Claire Chase (Flute), Jacob Greenberg (Piano), Joanna MacGregor (Piano)
International Contemporary Ensemble, Jayce Ogren (Conductor)


ICE (© Liz Linder)


The ongoing festival of bird music went overbird...er, overboard last night in Alice Tully Hall. Yes, the International Contemporary Ensemble (ICE) played orchestral bird sounds.

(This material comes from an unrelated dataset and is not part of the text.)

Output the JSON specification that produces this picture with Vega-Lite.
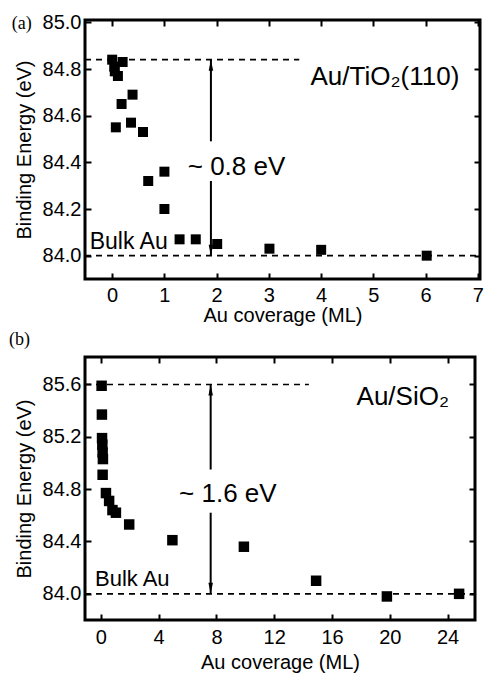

But we also had the sounds of birds from loudspeakers on the side of the stage, as well as electronically generated birds from the piano, digital birds remixed from the back of the Starr Theater...


And just if you didn’t get the point, the large reception area in front of Starr Theater was enveloped with the sounds of birds from the ceiling.


One imagines that those with memories of Avian Flu or with allergies to bird droppings would have flown out of Alive Tully Hall before the concert even started.


I flew out before the end of the concert for reasons listed below. But the first half was a true enchantment, beginning with Olivier Messiaen’s Le Merle noir (The Blackbird), written for flute and piano.


Claire Chase and Jacob Greenberg, both of ICE, started with (what I suppose is) a real blackbird warble, for Messiaen took huge pride in his verisimilitude to the calls of nature. From here, piano and flute, like a pair of peacocks, strutted and duetted and played some charming music which took off from the blackbird into other high and lush auras.


But it was the second work, the American premiere of Jonathan Harvey’s Bird Concerto with Pianosong that was–only one word will fit–dazzling. The beginning was almost impossible to hear without jumping up and asking for more. From the large external loudspeakers, all kinds of real bird songs leaped up. At the piano, Joanna MacGregor played treble warblings with her right hand, while her left hand sampled/synthesized digital bird sounds. As the music continued, the real bird sounds became electronically diddled from a computer at the back of the theater, Ms. MacGregor continued with wonderful runs up and down the piano and while increasing the sampling. And the 17 players of ICE made grand sounds under the baton of American conductor-composer Jayce Ogren imitating soaring, ascending and descending flights of birds.



J. Ogren (© Roger Mastroianni)


The wonder of it all was that not one measure, not one second, not a single squawk, cuckoo, shriek, lilt, hoot, twitter, chirp or chirrup went wasted. Mr. Harvey once wrote that he had the sounds of 40 California birds, but not even Audubon or Messiaen might have counted all the sounds.


One imagines walking in a rainforest hearing these sounds, but having walked through several rainforests, be assured is imagination. Whatever croaks and warbles one hears are quickly drowned out by the slapping of mosquitos and cursing at flies.


But Mr. Harvey, whose adoration of Messiaen has been shown in several pieces, has outdone nature. He certainly has not attempted to outdo God. But his combination of gorgeous piano work by Ms MacGregor, pinpoint work by ICE and the glories of both real birds and electronic birds is simply giving God a lesson.


Basically, Mr. Harvey was saying, “Birds are fine to begin with. But I have seen the Milky Way, and all those millions of starpoints and lights have now transformed into birdcalls


It was overwhelming, a literal joyful noise (as the Good Book has it). So joyful that I wasn’t able to stand in the warble-filled auditorium at intermission. Instead, I threw off my responsibility to hear the Schubert Octet and walked over to Central Park to stroll among the hills, the bushes, to find (in that little Shakespearian couplet) “shallow rivers, to whose falls/ Melodious birds sing madrigals.”